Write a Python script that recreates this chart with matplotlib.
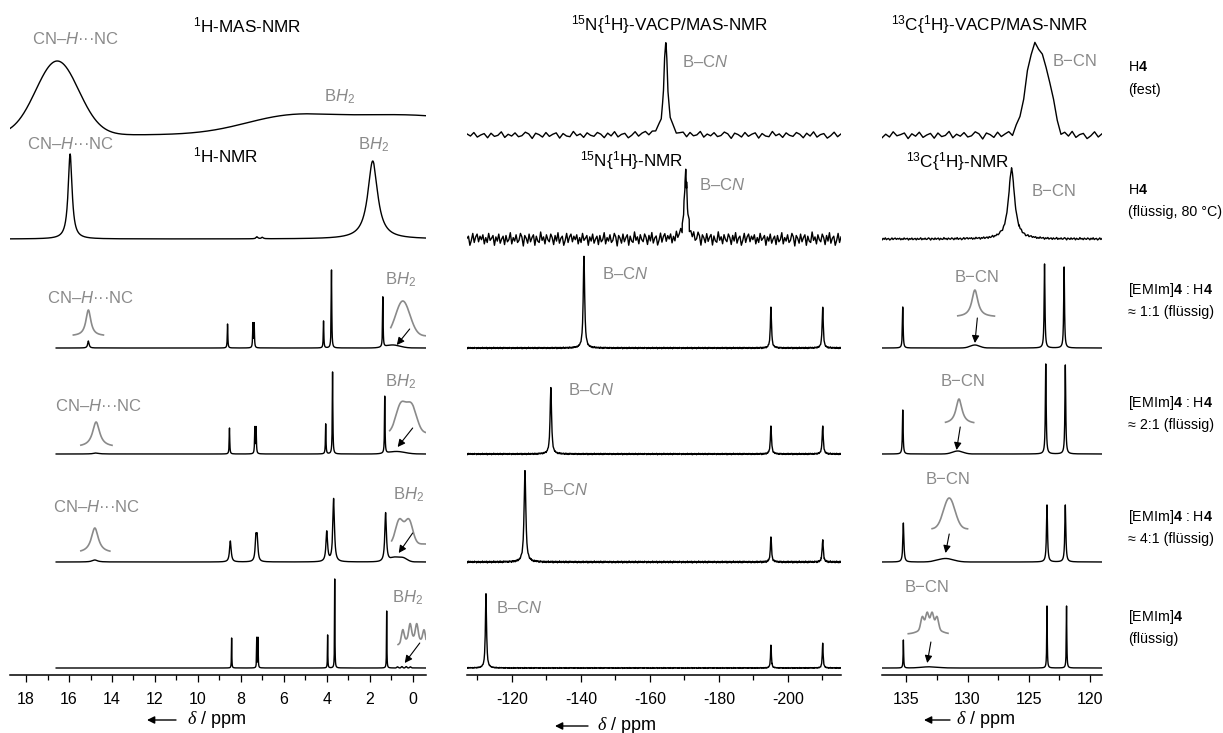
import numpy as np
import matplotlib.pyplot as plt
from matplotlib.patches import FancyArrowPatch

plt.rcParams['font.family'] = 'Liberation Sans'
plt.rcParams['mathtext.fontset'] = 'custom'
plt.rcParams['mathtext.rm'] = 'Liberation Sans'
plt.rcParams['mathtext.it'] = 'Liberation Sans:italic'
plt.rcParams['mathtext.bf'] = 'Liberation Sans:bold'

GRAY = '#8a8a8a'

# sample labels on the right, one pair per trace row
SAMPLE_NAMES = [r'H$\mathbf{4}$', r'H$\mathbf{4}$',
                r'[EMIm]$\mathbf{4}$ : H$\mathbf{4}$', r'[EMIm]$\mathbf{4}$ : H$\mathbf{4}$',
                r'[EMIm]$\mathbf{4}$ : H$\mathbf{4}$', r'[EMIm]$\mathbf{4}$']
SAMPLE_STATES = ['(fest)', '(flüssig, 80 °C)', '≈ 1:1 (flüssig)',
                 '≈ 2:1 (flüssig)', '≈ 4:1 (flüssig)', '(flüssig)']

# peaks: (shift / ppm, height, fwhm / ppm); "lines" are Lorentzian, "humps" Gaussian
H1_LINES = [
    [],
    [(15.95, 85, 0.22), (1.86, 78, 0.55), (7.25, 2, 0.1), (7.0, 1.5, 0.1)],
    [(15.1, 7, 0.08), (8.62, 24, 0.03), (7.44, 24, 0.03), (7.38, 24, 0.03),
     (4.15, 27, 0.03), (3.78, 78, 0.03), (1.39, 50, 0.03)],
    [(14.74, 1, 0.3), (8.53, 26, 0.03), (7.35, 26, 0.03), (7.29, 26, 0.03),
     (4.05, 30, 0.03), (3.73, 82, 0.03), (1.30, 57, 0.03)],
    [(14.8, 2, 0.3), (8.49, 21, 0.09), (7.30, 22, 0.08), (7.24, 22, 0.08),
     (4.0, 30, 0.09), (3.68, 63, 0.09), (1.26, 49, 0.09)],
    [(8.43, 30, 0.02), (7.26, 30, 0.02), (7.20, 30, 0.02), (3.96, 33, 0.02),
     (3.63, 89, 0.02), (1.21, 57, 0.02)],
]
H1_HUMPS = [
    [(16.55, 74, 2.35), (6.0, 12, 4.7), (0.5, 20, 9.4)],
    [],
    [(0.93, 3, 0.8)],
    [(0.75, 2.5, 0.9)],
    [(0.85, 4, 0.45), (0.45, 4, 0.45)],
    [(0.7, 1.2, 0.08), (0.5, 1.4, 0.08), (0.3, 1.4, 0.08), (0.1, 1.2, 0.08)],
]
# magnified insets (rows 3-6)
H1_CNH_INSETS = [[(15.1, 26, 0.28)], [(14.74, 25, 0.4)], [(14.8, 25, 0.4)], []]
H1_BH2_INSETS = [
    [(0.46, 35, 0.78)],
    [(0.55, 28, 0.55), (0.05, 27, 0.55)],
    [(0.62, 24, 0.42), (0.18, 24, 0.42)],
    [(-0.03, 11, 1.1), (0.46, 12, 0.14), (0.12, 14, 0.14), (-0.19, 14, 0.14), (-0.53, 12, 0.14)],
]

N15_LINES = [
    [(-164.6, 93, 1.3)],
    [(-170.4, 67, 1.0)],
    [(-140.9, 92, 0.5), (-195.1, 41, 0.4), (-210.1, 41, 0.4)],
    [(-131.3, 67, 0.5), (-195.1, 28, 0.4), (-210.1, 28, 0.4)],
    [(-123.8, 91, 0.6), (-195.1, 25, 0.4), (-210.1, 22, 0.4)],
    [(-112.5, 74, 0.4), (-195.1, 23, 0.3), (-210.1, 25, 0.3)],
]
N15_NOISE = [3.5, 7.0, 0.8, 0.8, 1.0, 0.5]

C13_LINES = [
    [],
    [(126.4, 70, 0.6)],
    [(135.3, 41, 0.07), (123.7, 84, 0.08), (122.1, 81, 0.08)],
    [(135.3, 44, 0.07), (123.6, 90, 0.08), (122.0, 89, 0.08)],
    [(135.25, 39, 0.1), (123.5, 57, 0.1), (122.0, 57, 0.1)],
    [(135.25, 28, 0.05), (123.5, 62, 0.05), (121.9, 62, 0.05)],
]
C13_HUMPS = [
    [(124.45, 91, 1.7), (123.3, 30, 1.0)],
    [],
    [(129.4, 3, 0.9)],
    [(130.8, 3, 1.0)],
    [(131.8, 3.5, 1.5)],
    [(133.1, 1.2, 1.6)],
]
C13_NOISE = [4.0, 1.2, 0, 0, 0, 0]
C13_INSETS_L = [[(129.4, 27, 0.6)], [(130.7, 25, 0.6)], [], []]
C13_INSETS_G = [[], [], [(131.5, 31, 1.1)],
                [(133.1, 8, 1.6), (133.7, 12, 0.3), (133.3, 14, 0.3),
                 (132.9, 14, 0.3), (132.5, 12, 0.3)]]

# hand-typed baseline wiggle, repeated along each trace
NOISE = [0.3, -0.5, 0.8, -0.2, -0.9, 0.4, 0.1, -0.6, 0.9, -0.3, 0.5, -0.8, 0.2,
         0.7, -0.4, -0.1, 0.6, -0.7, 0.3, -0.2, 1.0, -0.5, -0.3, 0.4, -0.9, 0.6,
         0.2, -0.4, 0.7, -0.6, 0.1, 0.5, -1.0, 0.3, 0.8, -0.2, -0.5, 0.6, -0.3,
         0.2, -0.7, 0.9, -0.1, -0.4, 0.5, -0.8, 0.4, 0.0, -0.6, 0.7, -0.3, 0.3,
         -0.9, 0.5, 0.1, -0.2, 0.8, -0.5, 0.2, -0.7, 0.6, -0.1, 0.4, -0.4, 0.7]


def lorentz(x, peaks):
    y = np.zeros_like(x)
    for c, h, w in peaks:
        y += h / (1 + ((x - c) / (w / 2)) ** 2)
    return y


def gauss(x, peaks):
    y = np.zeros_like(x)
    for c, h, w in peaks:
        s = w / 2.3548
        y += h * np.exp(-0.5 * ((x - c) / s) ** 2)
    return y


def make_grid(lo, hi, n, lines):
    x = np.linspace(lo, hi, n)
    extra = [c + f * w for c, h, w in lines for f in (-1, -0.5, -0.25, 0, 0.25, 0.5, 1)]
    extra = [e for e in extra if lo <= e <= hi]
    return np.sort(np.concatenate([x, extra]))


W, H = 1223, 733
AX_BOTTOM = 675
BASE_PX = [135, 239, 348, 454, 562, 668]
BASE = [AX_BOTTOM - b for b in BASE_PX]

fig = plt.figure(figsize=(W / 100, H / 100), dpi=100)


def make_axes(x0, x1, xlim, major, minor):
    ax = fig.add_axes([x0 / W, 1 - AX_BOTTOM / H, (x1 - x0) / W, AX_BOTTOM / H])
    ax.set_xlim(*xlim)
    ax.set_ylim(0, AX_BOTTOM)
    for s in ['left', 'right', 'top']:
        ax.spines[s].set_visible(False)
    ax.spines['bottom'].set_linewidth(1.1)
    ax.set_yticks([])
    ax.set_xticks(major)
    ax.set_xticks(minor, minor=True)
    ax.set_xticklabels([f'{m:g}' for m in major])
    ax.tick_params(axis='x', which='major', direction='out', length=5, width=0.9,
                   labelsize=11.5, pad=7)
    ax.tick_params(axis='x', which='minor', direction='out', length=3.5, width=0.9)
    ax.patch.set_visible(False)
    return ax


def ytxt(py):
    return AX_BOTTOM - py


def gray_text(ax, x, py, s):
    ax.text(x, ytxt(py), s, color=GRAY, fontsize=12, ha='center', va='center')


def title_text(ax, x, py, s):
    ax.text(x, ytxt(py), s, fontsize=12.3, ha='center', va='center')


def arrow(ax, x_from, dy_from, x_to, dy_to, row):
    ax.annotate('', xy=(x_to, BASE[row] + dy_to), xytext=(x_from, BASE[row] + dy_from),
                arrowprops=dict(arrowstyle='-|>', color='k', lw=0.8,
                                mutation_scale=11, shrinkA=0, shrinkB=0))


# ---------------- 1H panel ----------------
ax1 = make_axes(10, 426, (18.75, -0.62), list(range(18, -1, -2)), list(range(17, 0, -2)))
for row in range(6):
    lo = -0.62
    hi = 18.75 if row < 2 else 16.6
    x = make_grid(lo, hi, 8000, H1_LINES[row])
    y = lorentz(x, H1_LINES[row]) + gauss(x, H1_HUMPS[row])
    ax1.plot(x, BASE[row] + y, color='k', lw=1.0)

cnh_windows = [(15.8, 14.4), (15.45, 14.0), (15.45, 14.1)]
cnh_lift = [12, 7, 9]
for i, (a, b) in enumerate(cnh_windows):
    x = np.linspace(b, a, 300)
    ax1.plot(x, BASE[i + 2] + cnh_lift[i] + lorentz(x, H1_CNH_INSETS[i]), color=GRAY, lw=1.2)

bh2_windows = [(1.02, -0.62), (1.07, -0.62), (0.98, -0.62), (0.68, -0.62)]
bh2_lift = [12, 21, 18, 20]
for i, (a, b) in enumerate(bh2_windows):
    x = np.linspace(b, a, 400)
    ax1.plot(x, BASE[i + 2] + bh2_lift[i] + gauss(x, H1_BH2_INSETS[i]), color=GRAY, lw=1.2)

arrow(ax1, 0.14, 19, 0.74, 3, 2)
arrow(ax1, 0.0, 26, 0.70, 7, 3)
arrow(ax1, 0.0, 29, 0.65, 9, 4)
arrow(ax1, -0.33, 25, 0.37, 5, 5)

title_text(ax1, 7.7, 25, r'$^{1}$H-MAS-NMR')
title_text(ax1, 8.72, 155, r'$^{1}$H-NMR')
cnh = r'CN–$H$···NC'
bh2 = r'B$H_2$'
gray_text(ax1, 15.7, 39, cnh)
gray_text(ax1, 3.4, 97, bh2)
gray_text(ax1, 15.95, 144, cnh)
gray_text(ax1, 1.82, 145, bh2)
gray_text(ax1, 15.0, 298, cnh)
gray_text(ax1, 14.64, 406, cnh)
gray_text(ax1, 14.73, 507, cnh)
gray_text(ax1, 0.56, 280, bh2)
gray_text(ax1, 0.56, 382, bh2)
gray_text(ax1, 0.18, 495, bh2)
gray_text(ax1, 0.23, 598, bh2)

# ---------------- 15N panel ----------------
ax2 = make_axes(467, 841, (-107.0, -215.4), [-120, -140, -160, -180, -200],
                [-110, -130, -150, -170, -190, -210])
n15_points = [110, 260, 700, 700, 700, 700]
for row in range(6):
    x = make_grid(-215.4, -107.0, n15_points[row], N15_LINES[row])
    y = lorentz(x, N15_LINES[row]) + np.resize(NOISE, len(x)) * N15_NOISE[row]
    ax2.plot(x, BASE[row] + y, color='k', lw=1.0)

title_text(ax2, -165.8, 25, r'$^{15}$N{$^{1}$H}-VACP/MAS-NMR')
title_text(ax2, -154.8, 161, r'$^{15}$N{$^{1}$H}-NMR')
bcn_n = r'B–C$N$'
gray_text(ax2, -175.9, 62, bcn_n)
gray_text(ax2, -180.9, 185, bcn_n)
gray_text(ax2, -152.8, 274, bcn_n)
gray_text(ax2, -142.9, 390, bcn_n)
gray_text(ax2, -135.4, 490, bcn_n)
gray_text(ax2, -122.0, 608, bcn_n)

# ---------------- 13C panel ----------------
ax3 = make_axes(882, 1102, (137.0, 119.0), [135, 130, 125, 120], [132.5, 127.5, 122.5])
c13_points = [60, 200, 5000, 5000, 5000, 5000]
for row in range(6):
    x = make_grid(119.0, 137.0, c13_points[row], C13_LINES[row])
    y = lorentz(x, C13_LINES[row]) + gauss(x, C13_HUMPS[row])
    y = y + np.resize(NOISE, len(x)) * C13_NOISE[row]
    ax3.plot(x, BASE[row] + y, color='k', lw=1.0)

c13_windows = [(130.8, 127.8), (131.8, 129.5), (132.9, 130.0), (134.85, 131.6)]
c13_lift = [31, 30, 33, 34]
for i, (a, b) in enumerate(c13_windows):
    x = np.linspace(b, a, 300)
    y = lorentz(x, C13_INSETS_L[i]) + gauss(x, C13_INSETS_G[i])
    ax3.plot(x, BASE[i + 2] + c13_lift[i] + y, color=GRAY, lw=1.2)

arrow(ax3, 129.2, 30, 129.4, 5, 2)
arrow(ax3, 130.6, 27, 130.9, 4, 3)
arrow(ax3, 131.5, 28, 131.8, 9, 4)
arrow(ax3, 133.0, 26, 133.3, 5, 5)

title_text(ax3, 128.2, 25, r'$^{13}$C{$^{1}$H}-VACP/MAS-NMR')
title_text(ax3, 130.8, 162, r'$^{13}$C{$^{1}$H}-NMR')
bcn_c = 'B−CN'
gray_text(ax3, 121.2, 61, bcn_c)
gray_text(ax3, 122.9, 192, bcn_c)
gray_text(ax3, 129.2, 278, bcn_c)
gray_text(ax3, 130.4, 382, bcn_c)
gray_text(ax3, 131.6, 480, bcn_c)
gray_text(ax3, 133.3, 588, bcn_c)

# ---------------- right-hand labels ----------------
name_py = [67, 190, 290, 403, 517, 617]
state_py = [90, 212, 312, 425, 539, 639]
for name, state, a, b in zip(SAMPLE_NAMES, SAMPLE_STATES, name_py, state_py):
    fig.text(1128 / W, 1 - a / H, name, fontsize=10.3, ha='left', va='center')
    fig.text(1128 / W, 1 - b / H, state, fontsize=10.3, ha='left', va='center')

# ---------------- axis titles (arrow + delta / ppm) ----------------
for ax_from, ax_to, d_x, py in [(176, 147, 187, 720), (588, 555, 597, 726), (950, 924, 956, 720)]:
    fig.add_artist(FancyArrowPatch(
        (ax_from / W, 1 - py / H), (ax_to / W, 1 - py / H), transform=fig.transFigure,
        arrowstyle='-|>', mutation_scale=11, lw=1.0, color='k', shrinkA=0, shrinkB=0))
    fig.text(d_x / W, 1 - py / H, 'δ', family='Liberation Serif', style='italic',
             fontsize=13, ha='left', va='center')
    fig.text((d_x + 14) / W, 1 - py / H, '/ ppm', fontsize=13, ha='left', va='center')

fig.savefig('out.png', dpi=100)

-=-=-=-=-

### What is being asked:
Give again, word for word, every line from the top of the data above to the line holding "from matplotlib.patches import", inclusive, with the pictures left out.

### Output below:
Write a Python script that recreates this chart with matplotlib.
import numpy as np
import matplotlib.pyplot as plt
from matplotlib.patches import FancyArrowPatch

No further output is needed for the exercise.